It was a bittersweet moment to read the editorial in Wednesday’s Emerald (“Women cannot assume they are safe on campus,” ODE, Feb. 13). While I appreciate the information about services available to women and the acknowledgment that our campus climate does pose a significant risk to the safety of women, all of the information that was provided was in reference to women changing or altering their own behavior to prevent attack.
Why was there no acknowledgment of ways that our campus can, in fact, become safer? And why was there no information about appropriate behavior for men?
Methods for improving safety for women on campus are continuously addressed. Walking in packs, getting a ride, not going out after dark, carrying a cell phone or a whistle, knowing your neighbors and a barrage of other suggestions have been made indicating ways that women on this campus can protect themselves from attacks.
The argument was made in the editorial yesterday that women might have a false sense of security on this campus. If that is the case, which for some women
and men it very well may be, then the advice was well received
and given.
However, by limiting advice and conversation to simply the preventative behavior of women, only the symptoms and not the actual cause of this campuswide, statewide, national and international epidemic of inequality and gender discrimination are being addressed. To make actual, concrete steps forward, we need to advocate for the self-corrective behavior of all, particularly men, in creating a safer campus community for all.

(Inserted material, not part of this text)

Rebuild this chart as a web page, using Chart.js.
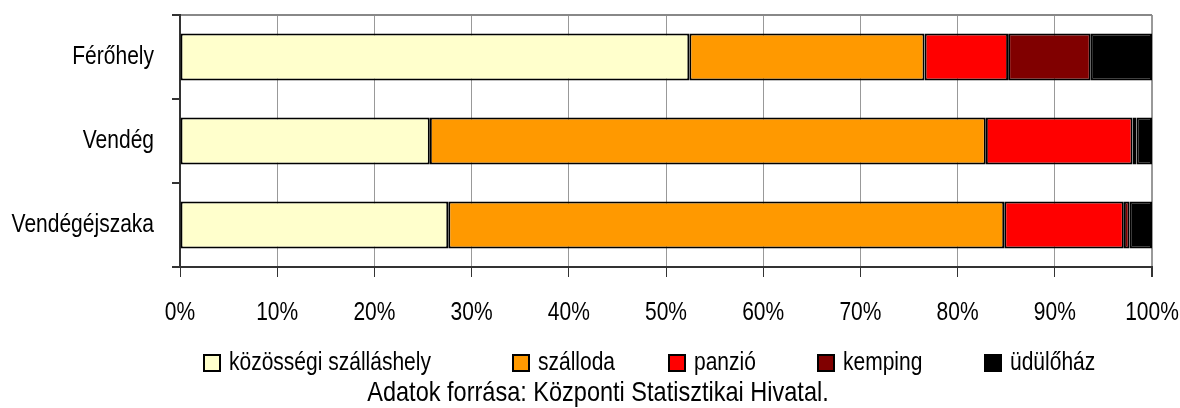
<!DOCTYPE html>
<html>
<head>
<meta charset="utf-8">
<script src="https://cdn.jsdelivr.net/npm/chart.js@4/dist/chart.umd.min.js"></script>
<style>
  html, body { margin: 0; padding: 0; background: #fff; }
  #wrap { width: 1180px; height: 408px; }
</style>
</head>
<body>
<div id="wrap"><canvas id="chart" width="1180" height="408"></canvas></div>
<script>
// adatok
const categories = ['Férőhely', 'Vendég', 'Vendégéjszaka'];
const kozossegi = [52.4, 25.7, 27.6];
const szalloda = [24.2, 57.2, 57.2];
const panzio = [8.6, 15.1, 12.3];
const kemping = [8.5, 0.4, 0.6];
const udulohaz = [6.3, 1.6, 2.3];
const seriesNames = ['közösségi szálláshely', 'szálloda', 'panzió', 'kemping', 'üdülőház'];
const seriesColors = ['#FFFFCC', '#FF9900', '#FF0000', '#800000', '#000000'];
const xTicks = [0, 10, 20, 30, 40, 50, 60, 70, 80, 90, 100];
const sourceText = 'Adatok forrása: Központi Statisztikai Hivatal.';

const FONT = "'Liberation Sans', Arial, sans-serif";
const NARROW = 0.84; // az eredeti betu keskenyebb

// szoveg vizszintes osszenyomasa (narrow betutipus nincs)
const canvas = document.getElementById('chart');
const ctx2d = canvas.getContext('2d');
const origFillText = ctx2d.fillText.bind(ctx2d);
ctx2d.fillText = function (text, x, y) {
  this.save();
  this.translate(x, y);
  this.scale(NARROW, 1);
  origFillText(text, 0, 0);
  this.restore();
};

const allSeries = [kozossegi, szalloda, panzio, kemping, udulohaz];
const datasets = allSeries.map((vals, i) => ({
  label: seriesNames[i],
  data: vals,
  backgroundColor: seriesColors[i],
  borderColor: '#000',
  borderWidth: 2,
  borderSkipped: false,
  barPercentage: 0.56,
  categoryPercentage: 1.0
}));

// legenda + forras szoveg
const legendX = [204, 513, 669, 818, 985];
const bottomText = {
  id: 'bottomText',
  afterDraw(chart) {
    const ctx = chart.ctx;
    ctx.save();
    ctx.font = '25px ' + FONT;
    ctx.textBaseline = 'middle';
    chart.data.datasets.forEach((ds, i) => {
      const bx = legendX[i];
      ctx.fillStyle = ds.backgroundColor;
      ctx.fillRect(bx, 355, 16, 16);
      ctx.strokeStyle = '#000';
      ctx.lineWidth = 2;
      ctx.strokeRect(bx, 355, 16, 16);
      ctx.fillStyle = '#000';
      ctx.textAlign = 'left';
      ctx.fillText(ds.label, bx + 25, 363);
    });
    ctx.font = '28px ' + FONT;
    ctx.textAlign = 'center';
    ctx.fillText(sourceText, 598, 393);
    ctx.restore();
  }
};

new Chart(canvas, {
  type: 'bar',
  data: { labels: categories, datasets: datasets },
  plugins: [bottomText],
  options: {
    indexAxis: 'y',
    responsive: false,
    animation: false,
    layout: { padding: { top: 15, right: 28, bottom: 81, left: 0 } },
    plugins: {
      legend: { display: false },
      tooltip: { enabled: false }
    },
    scales: {
      x: {
        stacked: true,
        min: 0,
        max: 100,
        afterBuildTicks: (axis) => { axis.ticks = xTicks.map(v => ({ value: v })); },
        afterFit: (axis) => { axis.height = 60; axis.paddingLeft = 0; axis.paddingRight = 0; },
        ticks: {
          color: '#000',
          font: { family: FONT, size: 25 },
          padding: 21,
          maxRotation: 0,
          callback: (v) => v + '%'
        },
        grid: {
          color: '#999',
          lineWidth: (c) => (c.index === xTicks.length - 1 ? 2 : 1),
          tickColor: '#333',
          tickLength: 10
        },
        border: { color: '#333', width: 2 }
      },
      y: {
        stacked: true,
        afterFit: (axis) => { axis.width = 180; axis.paddingTop = 0; axis.paddingBottom = 0; },
        ticks: {
          color: '#000',
          font: { family: FONT, size: 25 },
          padding: 18
        },
        grid: {
          offset: true,
          color: (c) => (c.index === 0 ? '#888' : 'rgba(0,0,0,0)'),
          lineWidth: 2,
          tickColor: '#333',
          tickLength: 8
        },
        border: { color: '#333', width: 2 }
      }
    }
  }
});
</script>
</body>
</html>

Sexual harassment and assault need to be the primary focus for both men and women. It’s not simply enough to know that it exists and that steps can be taken to avoid women’s exposure to it. We need to find ways to form an army to make an assault on the mentality that it is acceptable at all.
Men should be just as disgusted by the behavior of their peers and should spend the majority of their time creating a peer-induced stigma that will at least begin to look at an issue that is currently being masked by continuously focusing on ways that women can protect themselves, and not on ways that men can stop it from happening to begin with. Responsibility lies with all members of this community, and the issue should be handled accordingly.
Rachel Pilliod is the ASUO president.